=== What the task asks ===
Nothing after the line with "df = pd.DataFrame(rows)" belongs in the copy; extract the lines below from the top through that line, pictures left out.

=== Dataset section ===

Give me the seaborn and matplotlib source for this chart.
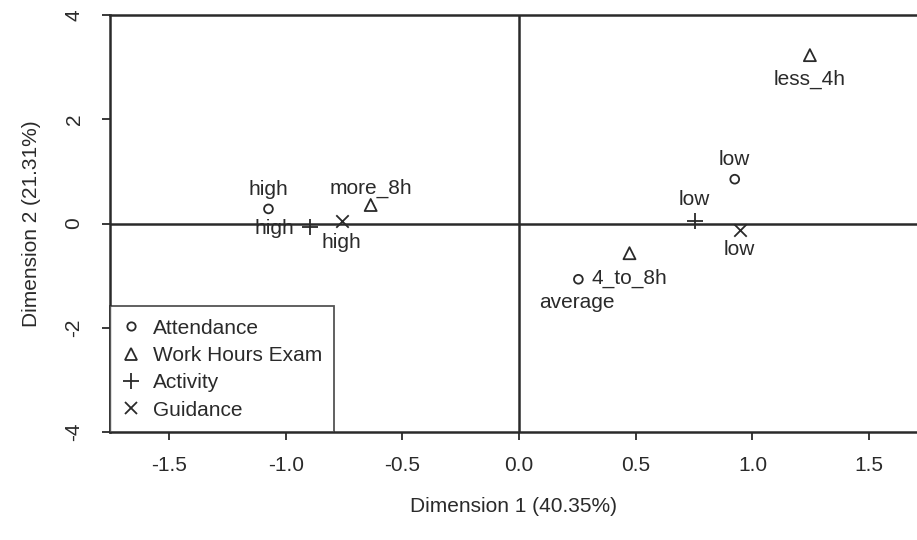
import matplotlib
matplotlib.use("Agg")
import matplotlib.pyplot as plt
import seaborn as sns
import pandas as pd
from matplotlib.lines import Line2D

# ---- data ----
variables = ["Attendance", "Work Hours Exam", "Activity", "Guidance"]
att_labels = ["high", "low", "average"]
att_x = [-1.074, 0.924, 0.254]
att_y = [0.28, 0.85, -1.07]
wh_labels = ["more_8h", "less_4h", "4_to_8h"]
wh_x = [-0.636, 1.246, 0.473]
wh_y = [0.355, 3.23, -0.57]
act_labels = ["high", "low"]
act_x = [-0.898, 0.752]
act_y = [-0.07, 0.05]
gui_labels = ["high", "low"]
gui_x = [-0.761, 0.945]
gui_y = [0.05, -0.12]
x_ticks = [-1.5, -1.0, -0.5, 0.0, 0.5, 1.0, 1.5]
y_ticks = [-4, -2, 0, 2, 4]

rows = []
for var, labs, xs, ys in zip(variables,
                             [att_labels, wh_labels, act_labels, gui_labels],
                             [att_x, wh_x, act_x, gui_x],
                             [att_y, wh_y, act_y, gui_y]):
    for l, x, y in zip(labs, xs, ys):
        rows.append(dict(variable=var, label=l, x=x, y=y))
df = pd.DataFrame(rows)

# ---- style ----
sns.set_theme(style="white")
plt.rcParams["font.family"] = ["Liberation Sans", "DejaVu Sans"]
C = "#2a2a2a"
FS = 15

fig = plt.figure(figsize=(9.17, 5.40), dpi=100)
ax = fig.add_axes([110 / 917, 1 - 432 / 540, 1 - 110 / 917, (432 - 15) / 540])

markers = {"Attendance": "o", "Work Hours Exam": "^", "Activity": "+", "Guidance": "x"}
sizes = {"Attendance": 40, "Work Hours Exam": 75, "Activity": 130, "Guidance": 80}
for var in variables:
    sub = df[df["variable"] == var]
    m = markers[var]
    if m in ("o", "^"):
        sns.scatterplot(data=sub, x="x", y="y", marker=m, s=sizes[var],
                        facecolors="none", edgecolors=C, linewidths=1.3,
                        ax=ax, legend=False, zorder=3)
    else:
        sns.scatterplot(data=sub, x="x", y="y", marker=m, s=sizes[var],
                        color=C, linewidths=1.3, ax=ax, legend=False, zorder=3)

# label offsets in pixels (dx, dy, ha)
offsets = {
    ("Attendance", "high"): (0, 19, "center"),
    ("Attendance", "low"): (0, 20, "center"),
    ("Attendance", "average"): (-2, -23, "center"),
    ("Work Hours Exam", "more_8h"): (0, 17, "center"),
    ("Work Hours Exam", "less_4h"): (0, -24, "center"),
    ("Work Hours Exam", "4_to_8h"): (0, -25, "center"),
    ("Activity", "high"): (-15, -1, "right"),
    ("Activity", "low"): (0, 21, "center"),
    ("Guidance", "high"): (0, -22, "center"),
    ("Guidance", "low"): (0, -20, "center"),
}
for _, r in df.iterrows():
    dx, dy, ha = offsets[(r["variable"], r["label"])]
    ax.annotate(r["label"], (r["x"], r["y"]), xytext=(dx, dy),
                textcoords="offset pixels", ha=ha, va="center",
                fontsize=FS, color=C, zorder=4)

ax.axhline(0, color=C, lw=1.8, zorder=1)
ax.axvline(0, color=C, lw=1.8, zorder=1)

ax.set_xlim(-1.753, 1.705)
ax.set_ylim(-4, 4)
ax.set_xticks(x_ticks)
ax.set_xticklabels([f"{v:.1f}" for v in x_ticks])
ax.set_yticks(y_ticks)
ax.set_yticklabels([str(v) for v in y_ticks], rotation=90, va="center")

for s in ["left", "bottom", "top"]:
    ax.spines[s].set_color(C)
    ax.spines[s].set_linewidth(1.8)
ax.spines["right"].set_visible(False)

ax.tick_params(axis="both", which="both", direction="out", length=6, width=1.3,
               color=C, labelcolor=C, labelsize=FS, pad=11)
ax.tick_params(axis="x", bottom=True, top=False)
ax.tick_params(axis="y", left=True, right=False, pad=13)

ax.set_xlabel("Dimension 1 (40.35%)", fontsize=FS, color=C, labelpad=16)
ax.set_ylabel("Dimension 2 (21.31%)", fontsize=FS, color=C, labelpad=17)

handles = [
    Line2D([], [], linestyle="none", marker="o", markersize=6, markerfacecolor="none",
           markeredgecolor=C, markeredgewidth=1.3),
    Line2D([], [], linestyle="none", marker="^", markersize=8, markerfacecolor="none",
           markeredgecolor=C, markeredgewidth=1.3),
    Line2D([], [], linestyle="none", marker="+", markersize=11, color=C, markeredgewidth=1.3),
    Line2D([], [], linestyle="none", marker="x", markersize=8, color=C, markeredgewidth=1.3),
]
leg = ax.legend(handles, variables, loc="lower left", bbox_to_anchor=(0, 0),
                borderaxespad=0, frameon=True, fancybox=False, fontsize=FS,
                handlelength=0.8, handletextpad=0.65, labelspacing=0.4,
                borderpad=0.6, labelcolor=C)
leg.get_frame().set_edgecolor(C)
leg.get_frame().set_linewidth(1.3)

fig.savefig("out.png", dpi=100)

=== Reply to the exercise ===
Give me the seaborn and matplotlib source for this chart.
import matplotlib
matplotlib.use("Agg")
import matplotlib.pyplot as plt
import seaborn as sns
import pandas as pd
from matplotlib.lines import Line2D

# ---- data ----
variables = ["Attendance", "Work Hours Exam", "Activity", "Guidance"]
att_labels = ["high", "low", "average"]
att_x = [-1.074, 0.924, 0.254]
att_y = [0.28, 0.85, -1.07]
wh_labels = ["more_8h", "less_4h", "4_to_8h"]
wh_x = [-0.636, 1.246, 0.473]
wh_y = [0.355, 3.23, -0.57]
act_labels = ["high", "low"]
act_x = [-0.898, 0.752]
act_y = [-0.07, 0.05]
gui_labels = ["high", "low"]
gui_x = [-0.761, 0.945]
gui_y = [0.05, -0.12]
x_ticks = [-1.5, -1.0, -0.5, 0.0, 0.5, 1.0, 1.5]
y_ticks = [-4, -2, 0, 2, 4]

rows = []
for var, labs, xs, ys in zip(variables,
                             [att_labels, wh_labels, act_labels, gui_labels],
                             [att_x, wh_x, act_x, gui_x],
                             [att_y, wh_y, act_y, gui_y]):
    for l, x, y in zip(labs, xs, ys):
        rows.append(dict(variable=var, label=l, x=x, y=y))
df = pd.DataFrame(rows)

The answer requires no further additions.